◆ Exercise aim ◆
Gather each line containing the string "matplotlib" from these entries.

◆ Input for this task ◆
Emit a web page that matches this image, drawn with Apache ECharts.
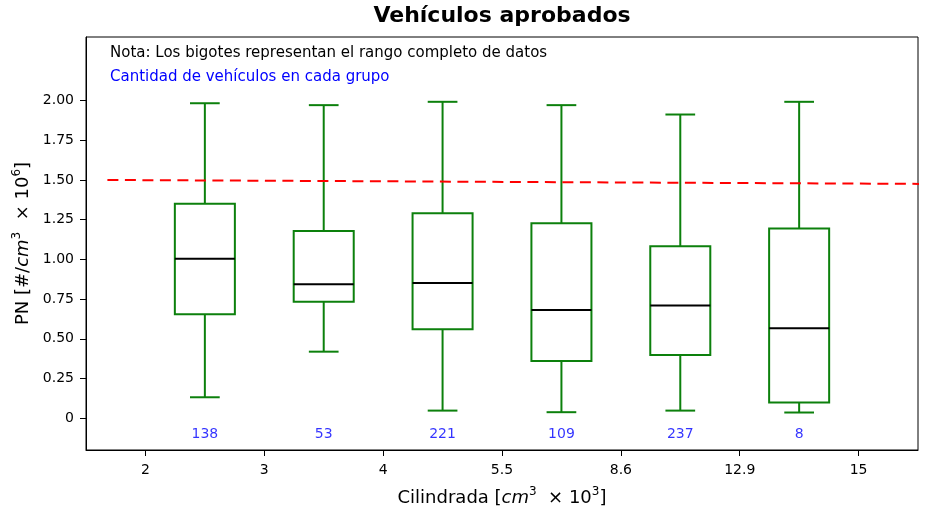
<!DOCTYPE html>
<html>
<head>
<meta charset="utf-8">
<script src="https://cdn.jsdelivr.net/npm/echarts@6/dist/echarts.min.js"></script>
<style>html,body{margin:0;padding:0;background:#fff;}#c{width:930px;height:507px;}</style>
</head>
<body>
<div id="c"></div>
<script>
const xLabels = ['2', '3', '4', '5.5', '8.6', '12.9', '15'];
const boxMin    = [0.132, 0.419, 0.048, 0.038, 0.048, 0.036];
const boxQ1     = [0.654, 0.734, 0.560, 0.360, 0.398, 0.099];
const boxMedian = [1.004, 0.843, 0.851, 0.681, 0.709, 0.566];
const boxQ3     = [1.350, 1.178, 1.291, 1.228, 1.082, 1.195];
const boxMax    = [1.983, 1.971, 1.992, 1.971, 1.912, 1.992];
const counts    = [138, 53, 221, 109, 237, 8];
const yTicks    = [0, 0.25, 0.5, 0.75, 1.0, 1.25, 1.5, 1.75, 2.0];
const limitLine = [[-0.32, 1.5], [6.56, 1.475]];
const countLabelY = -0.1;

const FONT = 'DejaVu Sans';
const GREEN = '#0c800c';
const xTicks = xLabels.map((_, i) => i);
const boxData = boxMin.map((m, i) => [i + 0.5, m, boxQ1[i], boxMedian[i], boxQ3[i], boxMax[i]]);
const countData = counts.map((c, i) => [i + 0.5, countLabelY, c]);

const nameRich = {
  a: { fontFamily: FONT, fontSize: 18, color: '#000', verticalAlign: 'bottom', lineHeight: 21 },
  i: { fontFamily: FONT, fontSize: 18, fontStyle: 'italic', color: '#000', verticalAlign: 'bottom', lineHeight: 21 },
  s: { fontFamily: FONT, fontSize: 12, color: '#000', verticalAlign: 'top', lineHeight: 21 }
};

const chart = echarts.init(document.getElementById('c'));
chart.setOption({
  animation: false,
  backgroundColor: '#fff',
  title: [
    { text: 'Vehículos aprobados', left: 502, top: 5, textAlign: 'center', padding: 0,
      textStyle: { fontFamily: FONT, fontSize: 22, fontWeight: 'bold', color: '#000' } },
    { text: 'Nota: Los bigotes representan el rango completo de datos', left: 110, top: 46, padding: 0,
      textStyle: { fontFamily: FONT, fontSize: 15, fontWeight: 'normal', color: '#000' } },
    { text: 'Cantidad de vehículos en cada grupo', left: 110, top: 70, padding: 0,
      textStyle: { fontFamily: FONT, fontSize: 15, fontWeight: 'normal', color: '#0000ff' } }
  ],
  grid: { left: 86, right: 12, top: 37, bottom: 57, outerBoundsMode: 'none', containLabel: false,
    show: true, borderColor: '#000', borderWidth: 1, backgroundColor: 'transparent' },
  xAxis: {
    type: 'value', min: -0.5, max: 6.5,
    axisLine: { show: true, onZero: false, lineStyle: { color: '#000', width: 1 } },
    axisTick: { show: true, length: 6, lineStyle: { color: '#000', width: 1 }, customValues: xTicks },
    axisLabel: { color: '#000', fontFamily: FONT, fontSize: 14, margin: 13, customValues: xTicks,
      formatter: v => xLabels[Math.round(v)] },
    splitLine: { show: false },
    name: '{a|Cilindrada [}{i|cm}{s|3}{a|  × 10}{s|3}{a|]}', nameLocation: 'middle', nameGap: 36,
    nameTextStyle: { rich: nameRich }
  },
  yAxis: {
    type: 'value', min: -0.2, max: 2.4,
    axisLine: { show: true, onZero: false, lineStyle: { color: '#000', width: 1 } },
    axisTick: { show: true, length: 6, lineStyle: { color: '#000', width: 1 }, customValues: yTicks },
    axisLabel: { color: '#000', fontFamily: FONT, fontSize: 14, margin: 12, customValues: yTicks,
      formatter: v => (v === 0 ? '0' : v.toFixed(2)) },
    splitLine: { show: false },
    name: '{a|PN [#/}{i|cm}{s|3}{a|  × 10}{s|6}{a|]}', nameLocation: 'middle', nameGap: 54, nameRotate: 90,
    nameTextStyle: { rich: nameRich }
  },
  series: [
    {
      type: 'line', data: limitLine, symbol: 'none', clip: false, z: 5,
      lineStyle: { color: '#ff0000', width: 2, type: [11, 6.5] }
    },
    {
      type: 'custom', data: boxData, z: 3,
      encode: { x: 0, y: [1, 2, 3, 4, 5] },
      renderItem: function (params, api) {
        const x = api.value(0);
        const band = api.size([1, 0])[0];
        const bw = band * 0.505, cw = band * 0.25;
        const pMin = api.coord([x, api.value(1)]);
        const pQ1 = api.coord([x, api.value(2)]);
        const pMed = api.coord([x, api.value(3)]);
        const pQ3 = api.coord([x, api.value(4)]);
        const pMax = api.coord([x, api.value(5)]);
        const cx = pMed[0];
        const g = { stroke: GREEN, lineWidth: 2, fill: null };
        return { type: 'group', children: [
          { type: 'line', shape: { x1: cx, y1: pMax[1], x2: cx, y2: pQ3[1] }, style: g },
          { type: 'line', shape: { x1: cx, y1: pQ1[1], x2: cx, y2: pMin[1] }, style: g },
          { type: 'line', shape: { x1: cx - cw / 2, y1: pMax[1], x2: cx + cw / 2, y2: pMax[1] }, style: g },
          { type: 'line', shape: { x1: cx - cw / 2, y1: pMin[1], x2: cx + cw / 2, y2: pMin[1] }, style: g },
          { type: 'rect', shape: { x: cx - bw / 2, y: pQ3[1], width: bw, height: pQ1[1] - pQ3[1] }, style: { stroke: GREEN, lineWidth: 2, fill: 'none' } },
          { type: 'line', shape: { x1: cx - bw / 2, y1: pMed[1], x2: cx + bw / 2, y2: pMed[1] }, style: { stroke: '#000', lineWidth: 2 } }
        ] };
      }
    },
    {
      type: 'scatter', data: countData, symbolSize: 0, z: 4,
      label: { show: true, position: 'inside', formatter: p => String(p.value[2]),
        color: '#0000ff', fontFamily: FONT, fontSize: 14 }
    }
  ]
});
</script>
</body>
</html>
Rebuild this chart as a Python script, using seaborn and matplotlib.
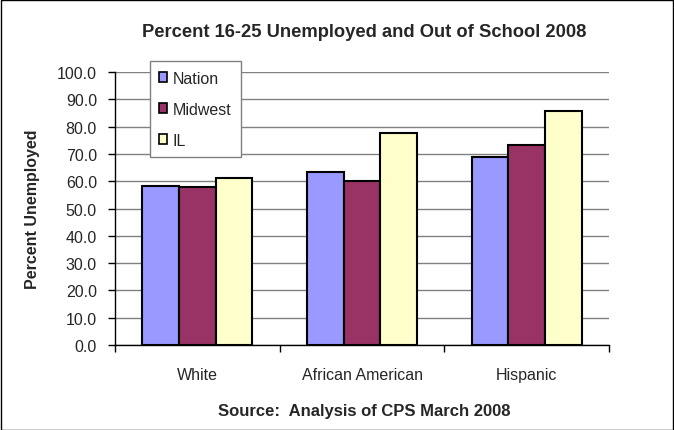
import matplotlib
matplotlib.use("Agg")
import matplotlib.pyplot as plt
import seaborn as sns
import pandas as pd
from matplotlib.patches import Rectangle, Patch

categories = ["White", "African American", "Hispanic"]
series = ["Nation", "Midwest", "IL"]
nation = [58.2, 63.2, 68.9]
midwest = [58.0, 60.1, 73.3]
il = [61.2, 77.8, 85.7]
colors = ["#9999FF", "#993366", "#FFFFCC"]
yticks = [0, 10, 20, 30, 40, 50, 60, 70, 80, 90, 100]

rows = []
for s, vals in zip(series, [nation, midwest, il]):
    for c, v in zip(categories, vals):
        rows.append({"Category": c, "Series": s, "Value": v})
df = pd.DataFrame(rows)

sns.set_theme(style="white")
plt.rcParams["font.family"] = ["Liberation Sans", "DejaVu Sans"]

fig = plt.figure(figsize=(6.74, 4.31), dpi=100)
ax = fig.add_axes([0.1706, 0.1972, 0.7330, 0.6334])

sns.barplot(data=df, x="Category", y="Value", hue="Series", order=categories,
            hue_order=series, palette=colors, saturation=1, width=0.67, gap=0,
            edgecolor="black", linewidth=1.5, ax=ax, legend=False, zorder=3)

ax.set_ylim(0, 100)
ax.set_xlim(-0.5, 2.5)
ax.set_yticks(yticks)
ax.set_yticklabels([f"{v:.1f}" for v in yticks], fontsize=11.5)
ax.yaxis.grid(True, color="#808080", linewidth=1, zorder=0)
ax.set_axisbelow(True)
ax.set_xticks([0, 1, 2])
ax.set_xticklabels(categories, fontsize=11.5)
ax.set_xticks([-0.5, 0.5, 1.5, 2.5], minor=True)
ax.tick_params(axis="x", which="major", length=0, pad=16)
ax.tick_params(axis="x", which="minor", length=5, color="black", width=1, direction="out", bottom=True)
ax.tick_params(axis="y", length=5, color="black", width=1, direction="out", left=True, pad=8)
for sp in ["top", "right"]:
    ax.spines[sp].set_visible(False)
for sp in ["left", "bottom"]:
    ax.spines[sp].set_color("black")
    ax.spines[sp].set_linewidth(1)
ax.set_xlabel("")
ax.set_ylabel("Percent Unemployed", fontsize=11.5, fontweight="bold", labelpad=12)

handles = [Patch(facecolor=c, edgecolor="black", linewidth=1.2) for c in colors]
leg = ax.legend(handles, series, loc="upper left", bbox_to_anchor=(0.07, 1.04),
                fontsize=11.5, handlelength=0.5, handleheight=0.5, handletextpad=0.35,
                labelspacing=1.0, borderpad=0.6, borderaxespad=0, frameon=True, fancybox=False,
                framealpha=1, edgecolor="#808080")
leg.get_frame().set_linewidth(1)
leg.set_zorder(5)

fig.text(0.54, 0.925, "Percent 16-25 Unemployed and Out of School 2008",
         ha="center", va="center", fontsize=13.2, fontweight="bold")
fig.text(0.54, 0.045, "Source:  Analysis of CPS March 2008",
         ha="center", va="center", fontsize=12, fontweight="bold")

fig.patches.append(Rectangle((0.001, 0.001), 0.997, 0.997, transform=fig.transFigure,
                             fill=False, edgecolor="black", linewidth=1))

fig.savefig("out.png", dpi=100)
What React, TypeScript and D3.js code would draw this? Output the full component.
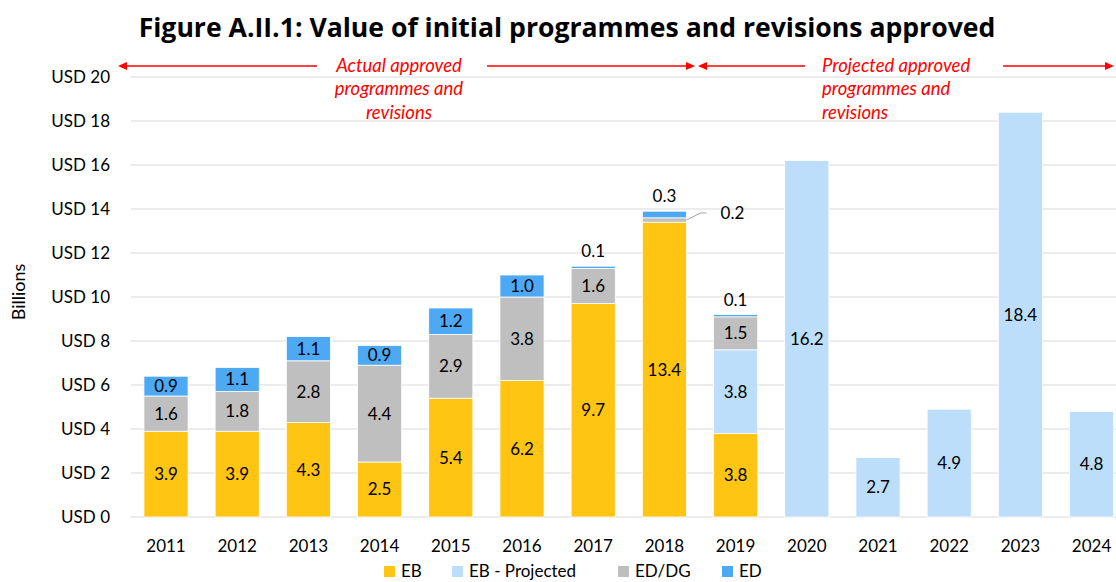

◆ Solution to the problem ◆
Rebuild this chart as a Python script, using seaborn and matplotlib.
import matplotlib
matplotlib.use("Agg")
import matplotlib.pyplot as plt
from matplotlib.patches import Rectangle, Patch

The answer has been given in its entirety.